All three could be heard clearly from the opposite side of Calgary. Many residents of communities near the site dismissed the first blast and resulting plume of smoke as a fire training exercise, as the Calgary Fire Department maintains a training facility about 600 yards south of the site. About 300 nearby residents were evacuated for 20 hours, returning to homes covered in globs of oil, fine dust, and shrapnel from exploded refinery vessels. The Calgary Fire Department lost two truck units in the second explosion, and several firefighters sustained minor injuries. A Calgary Police Service car was also destroyed in the third major blast. In total, three major explosions and more than a dozen minor explosions occurred, which hampered efforts to control the fire. Because there were no major structures threatened, and no significant fuel source to spread the fire a decision was made by the Calgary Fire Department to withdraw to a safe distance and allow the fire to burn itself out considerably before another attempt would be made to put the flames out. Also destroyed in the ensuing fire was the Corral Four Drive In, a four screen drive in theatre that was not open at the time of the accident. The remaining parts of the Drive In were removed in 2001.

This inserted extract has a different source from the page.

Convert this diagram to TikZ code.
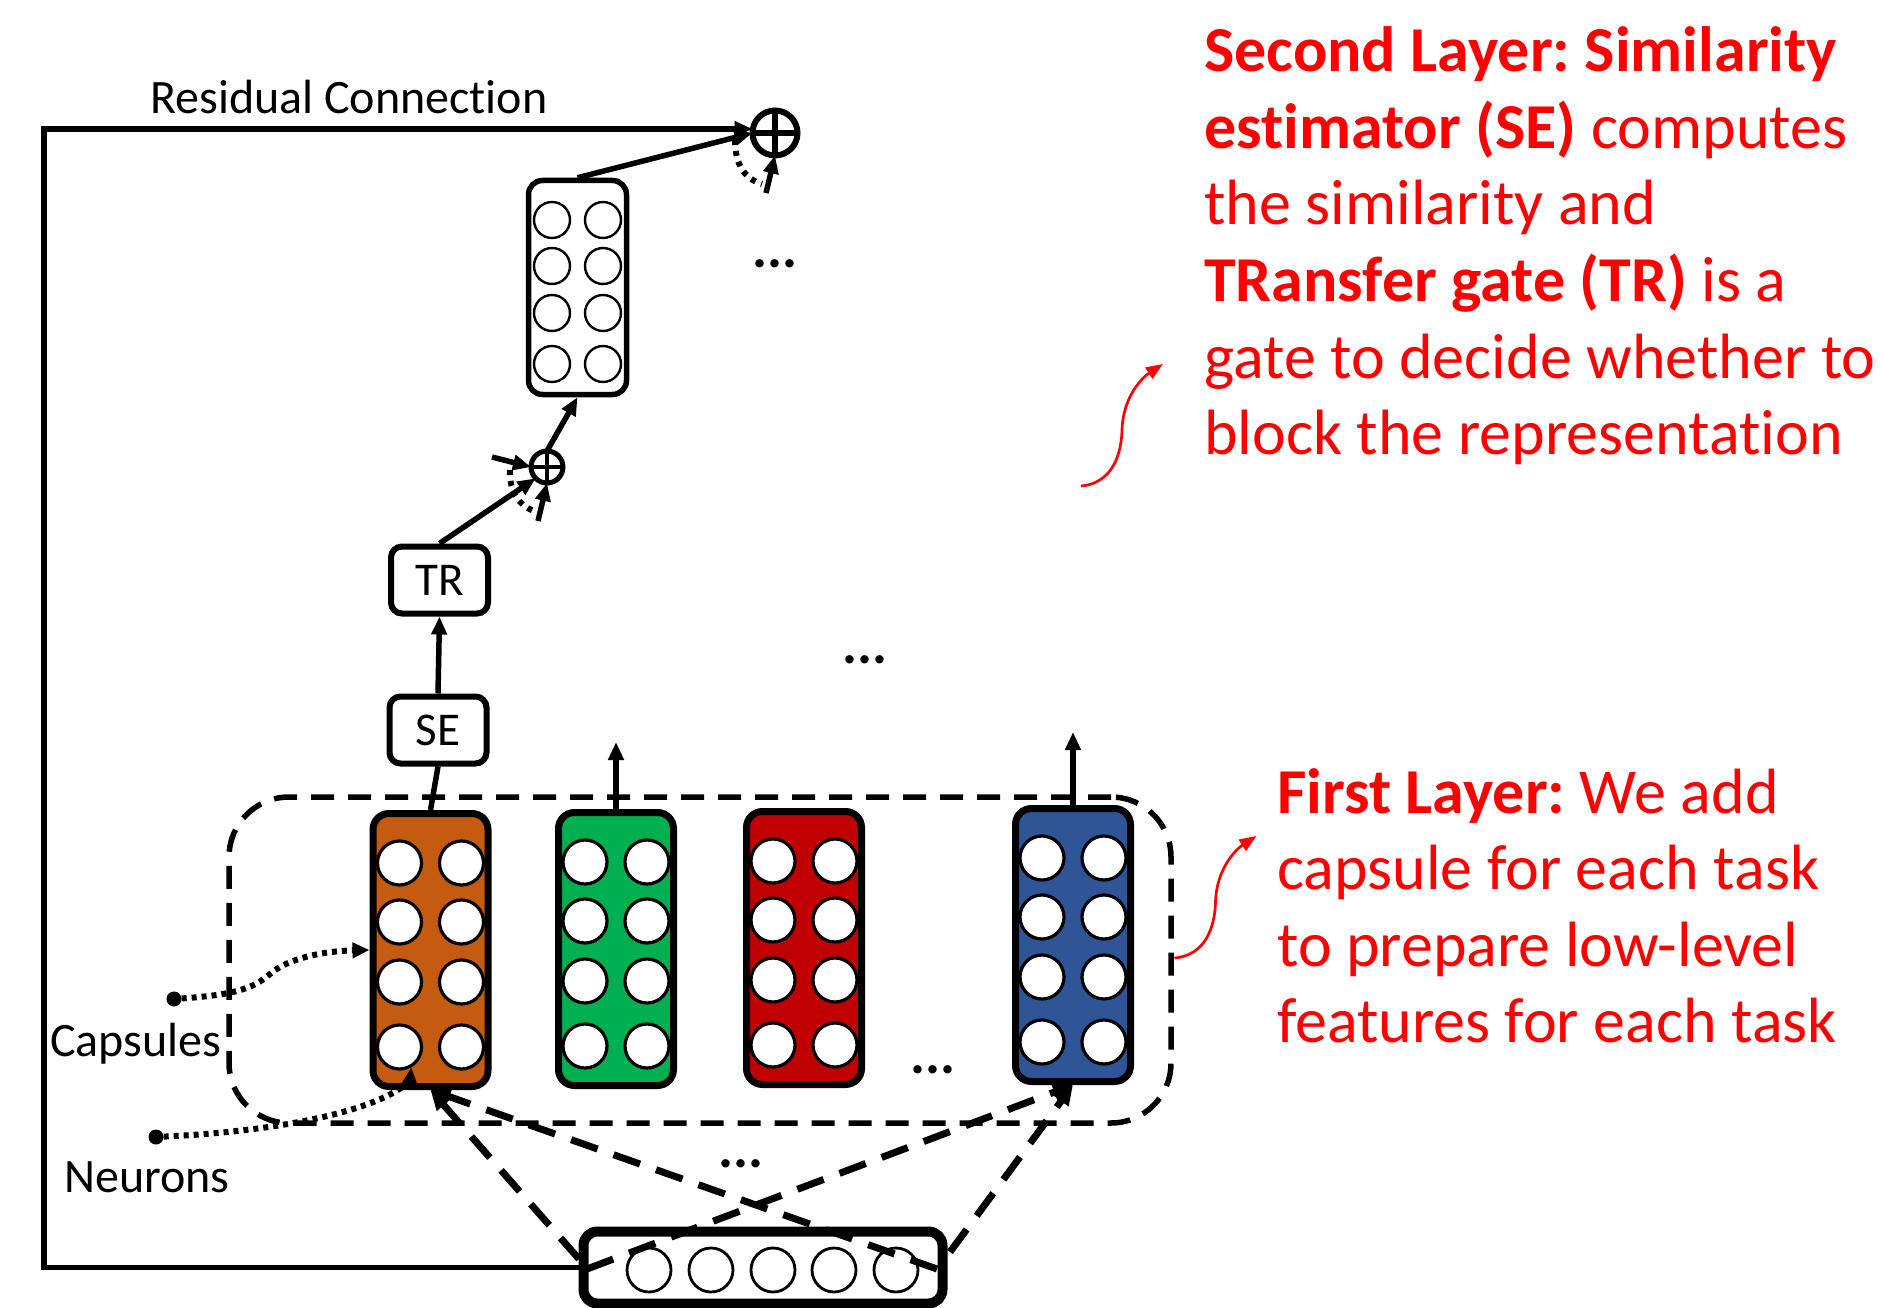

The two fatalities of the accident were refinery workers Ryan Silver, 24, and Ryan Eckhard, 26. Both men were killed when the small brick building they were in was completely destroyed by the initial explosion.

An investigation determined that a pressure buildup in a second-hand storage tank caused a massive fireball. Court was told during the trial that the tank that exploded had been sold as scrap 28 years earlier.

The vessel, which was more than two metres in diameter and nine metres in length, was fabricated in 1963 and decommissioned in 1971. Hub Oil purchased it in 1985, but the tank sat unused for another six years until Hub switched its fuel recycling operation from a one-step to a two-step recovery system.